August 8, 2016
S&P SEPT FUTURES (SPU6)
2164-6, 2151-3, 2139-43, 2119-20 Support
2184-6, 2191-2, 2210 Resistance
S&P made a solid close back at new highs last Friday which on hourly charts appears to be near the highs of the consolidation that have held this pattern range-bound since mid-July. For now, the area at 2183-5 could have some near-term importance, but a rise up to and slightly over 2200 can't be ruled out into late August before any broader market reversal
US Equity breakout in the SPX, NDX looks to be constructive structurally and should be joined by NASDAQ Composite and DJIA into mid-to-late August before any broader market peak is in place. The S&P Large cap breakout has now been followed by similar moves in both the S&P Mid-cap index (MID) and Small-cap index (SML) which had been lacking before. Advance/Decline is back at new all-time high territory, while Financials have surged to show strong outperformance along with Technology in the last week, while Defensive sectors like Utilities, Staples and Telecomm have finally begun to wane. While volume is seasonally light, and signs of "Jumping onboard" this rally have happened quickly, as the Equity Put/call ratio has fallen to the lows last seen in early July, we'll need to see evidence of this rally failing before adopting any sort of cautious tone. For now, the move looks constructive and is being led by the "right" sectors which wasn't the case back in March.

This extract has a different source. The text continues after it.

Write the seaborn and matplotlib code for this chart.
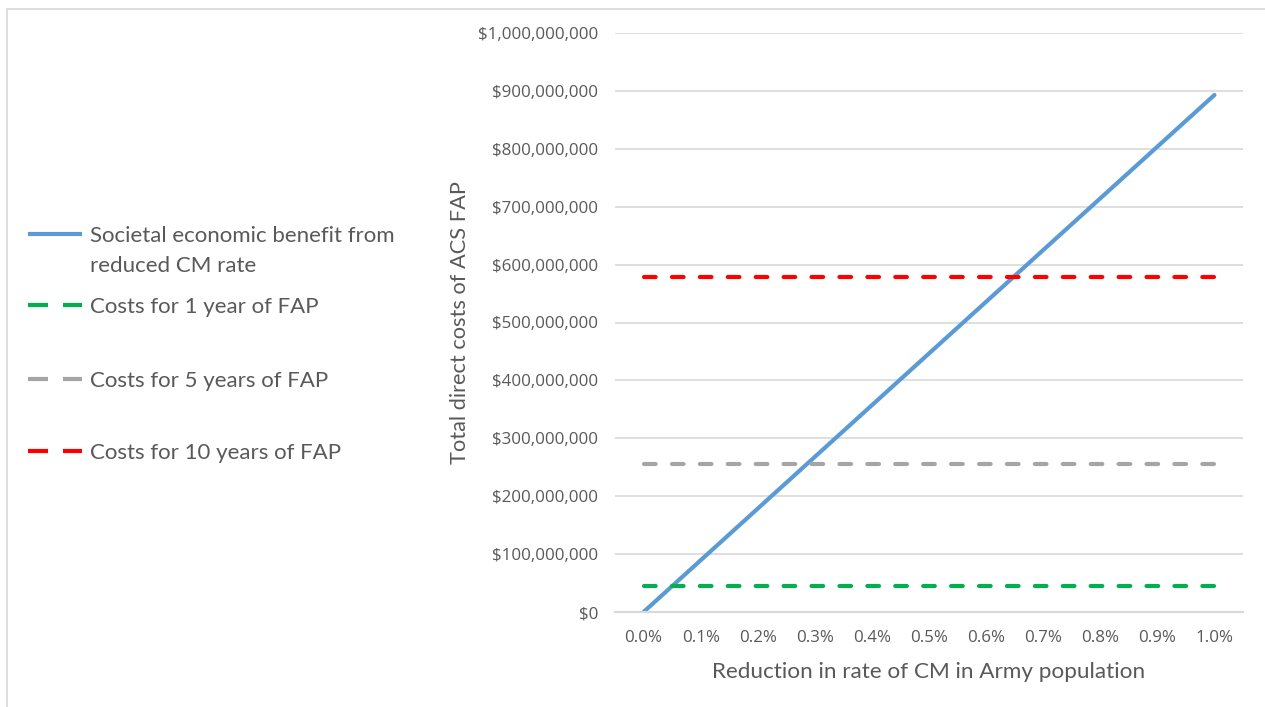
import numpy as np
import pandas as pd
import matplotlib
matplotlib.use("Agg")
import matplotlib.pyplot as plt
from matplotlib.lines import Line2D
from matplotlib.ticker import FuncFormatter
import seaborn as sns

# Reduction in CM rate (category axis)
reduction_labels = ["0.0%", "0.1%", "0.2%", "0.3%", "0.4%", "0.5%",
                    "0.6%", "0.7%", "0.8%", "0.9%", "1.0%"]

# Societal economic benefit at each reduction level (USD)
benefit = [0, 89.3e6, 178.6e6, 267.9e6, 357.2e6, 446.5e6,
           535.8e6, 625.1e6, 714.4e6, 803.7e6, 893.0e6]

# Program cost levels (USD)
cost_1_year = 45e6
cost_5_years = 255e6
cost_10_years = 579e6

series_names = ["Societal economic benefit from reduced CM rate",
                "Costs for 1 year of FAP",
                "Costs for 5 years of FAP",
                "Costs for 10 years of FAP"]

n = len(reduction_labels)
pos = np.arange(n)
df = pd.DataFrame({
    "pos": np.tile(pos, 4),
    "value": benefit + [cost_1_year] * n + [cost_5_years] * n + [cost_10_years] * n,
    "series": np.repeat(series_names, n),
})

colors = ["#5b9bd5", "#00b050", "#a5a5a5", "#ff0000"]
grid_c = "#d9d9d9"
text_c = "#595959"
label_font = ["Lato", "DejaVu Sans"]

sns.set_theme(style="white")
plt.rcParams["font.family"] = ["Open Sans", "DejaVu Sans"]

fig = plt.figure(figsize=(12.65, 7.07), dpi=100)
ax = fig.add_axes([615 / 1265, 1 - 612 / 707, 628 / 1265, 579 / 707])

dash = (2.8, 3.9)
series_lines = {}
for name, col in zip(series_names, colors):
    sub = df[df["series"] == name]
    sns.lineplot(data=sub, x="pos", y="value", ax=ax, color=col, lw=3,
                 legend=False)
    line = ax.lines[-1]
    if name != series_names[0]:
        line.set_dashes(dash)
        line.set_dash_capstyle("round")
    line.set_solid_capstyle("round")
    series_lines[name] = line

ax.set_xlim(-0.5, n - 0.5)
ax.set_ylim(0, 1e9)
ax.set_yticks(np.arange(0, 1.0001e9, 1e8))
ax.yaxis.set_major_formatter(FuncFormatter(lambda v, p: f"${v:,.0f}"))
ax.set_xticks(pos)
ax.set_xticklabels(reduction_labels)
ax.tick_params(axis="both", length=0, labelsize=12.2, colors=text_c)
ax.tick_params(axis="y", pad=12)
ax.tick_params(axis="x", pad=13)
ax.grid(axis="y", color=grid_c, lw=1.2)
ax.set_axisbelow(True)
for s in ["top", "right", "left"]:
    ax.spines[s].set_visible(False)
ax.spines["bottom"].set_color(grid_c)
ax.spines["bottom"].set_linewidth(1.5)

ax.set_xlabel("Reduction in rate of CM in Army population", fontsize=16.2,
              color=text_c, family=label_font)
ax.set_ylabel("Total direct costs of ACS FAP", fontsize=15.7, color=text_c,
              family=label_font)
ax.xaxis.set_label_coords(0.5, (612 - 662) / 579)
ax.yaxis.set_label_coords((470 - 615) / 628, 0.5)


def legend_handle(line):
    h = Line2D([], [], color=line.get_color(), lw=3, solid_capstyle="butt")
    if line.get_linestyle() != "-":
        h.set_dashes((4.8, 3.6))
    return h


legend_kw = dict(loc="center left", frameon=False, handlelength=2.43,
                 handletextpad=0.36, borderaxespad=0.5, borderpad=0.4,
                 prop={"family": label_font, "size": 16})

# First legend entry wraps onto a second line, with the handle on line one
first = series_names[0]
blank = Line2D([], [], alpha=0)
leg = fig.legend([legend_handle(series_lines[first]), blank],
                 ["Societal economic benefit from", "reduced CM rate"],
                 bbox_to_anchor=(8 / 1265, 1 - 251 / 707), labelspacing=0.45,
                 **legend_kw)
for t in leg.get_texts():
    t.set_color(text_c)

for name, y in zip(series_names[1:], [307, 381, 453]):
    leg = fig.legend([legend_handle(series_lines[name])], [name],
                     bbox_to_anchor=(8 / 1265, 1 - y / 707), **legend_kw)
    for t in leg.get_texts():
        t.set_color(text_c)

# Outer border of the chart area
fig.add_artist(Line2D([7 / 1265, 7 / 1265], [0, 1 - 9 / 707],
                      transform=fig.transFigure, color=grid_c, lw=1.2))
fig.add_artist(Line2D([7 / 1265, 1], [1 - 9 / 707, 1 - 9 / 707],
                      transform=fig.transFigure, color=grid_c, lw=1.2))

fig.savefig("out.png", dpi=100, facecolor="white")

Financials have demonstrated a sharp rally back to new monthly highs, which managed to breakout in absolute and relative terms just in the last few days. Stocks like DFS, OZRK, BANC,JPM, TCB, KEY, FINL all look attractive, while Brokerage stocks like GS, MS are on the verge of larger trendline breakouts. Regional banks look slightly more attractive at present than some of the larger Money Center Banks - BAC, C, which are now nearing important upside resistance. The Brokerages all look to follow through higher in the next 1-2 weeks after their own recent outperformance, which in the case of GS, MS, is now testing important trendline resistance.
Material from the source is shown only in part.